Diğer taraftan ekonomik sosyal hayatı canlandırmaya gayret ediyoruz. Sadece bu seneki bütçemizde 762 milyar lira deprem için para ayırmış durumdayız. 2024 için bir trilyon 28 milyar lira para ayırdık. Şimdi niye bütçe açığı yükseldi, işte bundan dolayı yükseldi. Bu yılki deprem harcamalarımız milli gelirin yüzde 3’ü civarında.

Deprem hariç baktığımızda bütçe açığımızın milli gelire oranı oldukça iyi bir seviyede, uluslararası anlamda da düşük ülkeler arasındayız. Bu yıl ve gelecek yıl biraz yükümüz ağır. Elbette bunun getirdiği bütçe açıkları var ama 2025’ten itibaren Türkiye bu anlamda farklı bir döneme girmiş olacak. Bu yılı ve gelecek yılı millet ve devlet dayanışması içinde her türlü fedakarlığı yaparak geçireceğiz.

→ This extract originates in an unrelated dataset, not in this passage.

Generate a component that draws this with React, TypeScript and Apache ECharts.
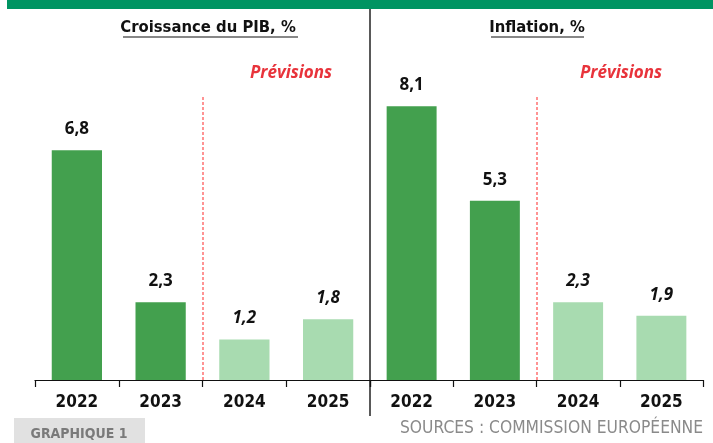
import React, { useEffect, useRef } from "react";
import * as echarts from "echarts";

const years = ["2022", "2023", "2024", "2025"];
const gdpValues = [6.8, 2.3, 1.2, 1.8];
const inflationValues = [8.1, 5.3, 2.3, 1.9];
const isForecast = [false, false, true, true];
const panelTitles = ["Croissance du PIB, %", "Inflation, %"];
const forecastLabel = "Prévisions";
const figureLabel = "GRAPHIQUE 1";
const sourceLabel = "SOURCES : COMMISSION EUROPÉENNE";

const DARK = "#43A04E";
const LIGHT = "#A8DBB0";
const NARROW = "'Liberation Sans Narrow', 'DejaVu Sans Condensed', 'Roboto', sans-serif";
const LABELFONT = "'Open Sans', 'Noto Sans', sans-serif";

function buildData(values: number[]) {
  return values.map((v, i) => ({
    value: v,
    itemStyle: { color: isForecast[i] ? LIGHT : DARK },
    label: { fontStyle: isForecast[i] ? "italic" : "normal" },
  }));
}

export default function App() {
  const ref = useRef<HTMLDivElement>(null);
  useEffect(() => {
    if (!ref.current) return;
    const chart = echarts.init(ref.current, null, { renderer: "svg" });
    const grids = [
      { left: 35, top: 42, width: 335, height: 338 },
      { left: 370, top: 42, width: 333, height: 338 },
    ];
    const xAxisCommon = {
      type: "category" as const,
      data: years,
      axisLine: { show: true, lineStyle: { color: "#111", width: 1.2 } },
      axisTick: { show: true, length: 7, lineStyle: { color: "#111", width: 1.2 } },
      axisLabel: { color: "#111", fontSize: 17, fontWeight: "bold", fontFamily: NARROW, margin: 12 },
    };
    const yAxisCommon = { type: "value" as const, min: 0, max: 10, show: false, splitLine: { show: false } };
    const seriesCommon = {
      type: "bar" as const,
      barWidth: "60%",
      label: {
        show: true,
        position: "top" as const,
        distance: 14,
        color: "#111",
        fontSize: 17,
        fontWeight: "bold",
        fontFamily: LABELFONT,
        formatter: (p: any) => String(p.value).replace(".", ","),
      },
    };
    const titleStyle = { fontSize: 16.5, fill: "#111", fontFamily: NARROW, fontWeight: "bold" };
    chart.setOption({
      animation: false,
      grid: grids,
      xAxis: [
        { ...xAxisCommon, gridIndex: 0 },
        { ...xAxisCommon, gridIndex: 1 },
      ],
      yAxis: [
        { ...yAxisCommon, gridIndex: 0 },
        { ...yAxisCommon, gridIndex: 1 },
      ],
      series: [
        { ...seriesCommon, xAxisIndex: 0, yAxisIndex: 0, data: buildData(gdpValues) },
        { ...seriesCommon, xAxisIndex: 1, yAxisIndex: 1, data: buildData(inflationValues) },
      ],
      graphic: [
        { type: "rect", shape: { x: 7, y: 0, width: 706, height: 9 }, style: { fill: "#009462" } },
        { type: "line", shape: { x1: 370, y1: 9, x2: 370, y2: 416 }, style: { stroke: "#222", lineWidth: 1.5 } },
        { type: "text", x: 208, y: 26, style: { ...titleStyle, text: panelTitles[0], align: "center", verticalAlign: "middle" } },
        { type: "line", shape: { x1: 123, y1: 37, x2: 298, y2: 37 }, style: { stroke: "#111", lineWidth: 1.2 } },
        { type: "text", x: 537, y: 26, style: { ...titleStyle, text: panelTitles[1], align: "center", verticalAlign: "middle" } },
        { type: "line", shape: { x1: 491, y1: 37, x2: 584, y2: 37 }, style: { stroke: "#111", lineWidth: 1.2 } },
        { type: "line", shape: { x1: 203, y1: 97, x2: 203, y2: 380 }, style: { stroke: "#FF5A5A", lineWidth: 1.3, lineDash: [3, 2] } },
        { type: "line", shape: { x1: 537, y1: 97, x2: 537, y2: 380 }, style: { stroke: "#FF5A5A", lineWidth: 1.3, lineDash: [3, 2] } },
        { type: "text", x: 291, y: 71, style: { text: forecastLabel, align: "center", verticalAlign: "middle", fontSize: 17, fontStyle: "italic", fontWeight: "bold", fill: "#E8333B", fontFamily: LABELFONT } },
        { type: "text", x: 621, y: 71, style: { text: forecastLabel, align: "center", verticalAlign: "middle", fontSize: 17, fontStyle: "italic", fontWeight: "bold", fill: "#E8333B", fontFamily: LABELFONT } },
        { type: "rect", shape: { x: 14, y: 418, width: 131, height: 25 }, style: { fill: "#E1E1E1" } },
        { type: "text", x: 79, y: 433, style: { text: figureLabel, align: "center", verticalAlign: "middle", fontSize: 14, fontWeight: "bold", fill: "#7A7A7A", fontFamily: NARROW } },
        { type: "text", x: 400, y: 427, style: { text: sourceLabel, align: "left", verticalAlign: "middle", fontSize: 17.3, fill: "#8A8A8A", fontFamily: NARROW } },
      ],
    });
    return () => chart.dispose();
  }, []);
  return <div ref={ref} style={{ position: "fixed", left: 0, top: 0, width: 713, height: 443 }} />;
}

Milli Güvenlik Siyaset Belgesi’nin ilki 1963 yılında Milli Güvenlik Politikasının Esasları adıyla yazılmış. Belge 1973, 92, 98, 2001 ve 2005, 2010, 2015 ve 2020 yıllarında olmak üzere 8 defa güncellenmiştir. Milli güvenliğe yönelik devlet politikaları ve temel hassasiyetleri içeren milli güvenlik siyaset belgesi kurumların katkılarıyla MGK Genel Sekreterliği tarafından Türkiye Cumhuriyeti Anayasası ve mevcut yasalara uygun olarak hazırlanan bir dokümandır. Belgenin güncelleştirme çalışması MGK Genel Sekreterliği koordinatörlüğünde yine gerçekleştirilmektedir.”